Jujur saja, saya tidak pernah merasa dilema
untuk urusan golput atau tidak, pilih Jokowi atau Prabowo. Bagi saya persoalan
demikian sungguh receh dan remeh-temeh. Namun ketika Anda dihadapkan pada
pilihan untuk memilih menghadiri pernikahan keluarga, atau pekerjaan, dilema
itu terasa kuat. Bahkan dalam beberapa hal terasa sangat menyiksa.
Barangkali apa yang saya rasakan itu
adalah efek dari quarter life crisis, di mana orang yang berusia 20 tahun ke atas menghadapi fase
perubahan signifikan dalam hidupnya.

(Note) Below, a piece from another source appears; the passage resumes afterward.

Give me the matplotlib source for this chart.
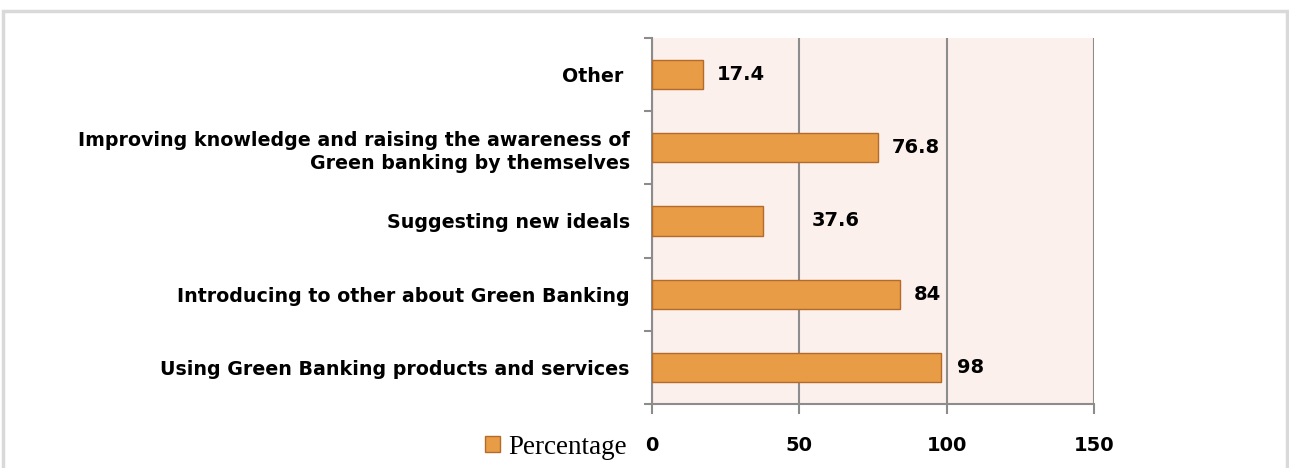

Di
usia seperti ini, ada banyak keputusan yang harus diambil, sebagai
konsekuensinya, ada banyak urusan yang harus dikorbankan.
Tapi tenang saja, walau secara fisik saya
tidak hadir di upacara sakral itu, secara pikiran sepenuhnya saya berada di altar
tempat Dian dan Agni duduk berdua. Membayangkan betapa bahagianya keponakan
saya dipinang oleh lelaki yang masyhur akan kesantunannya.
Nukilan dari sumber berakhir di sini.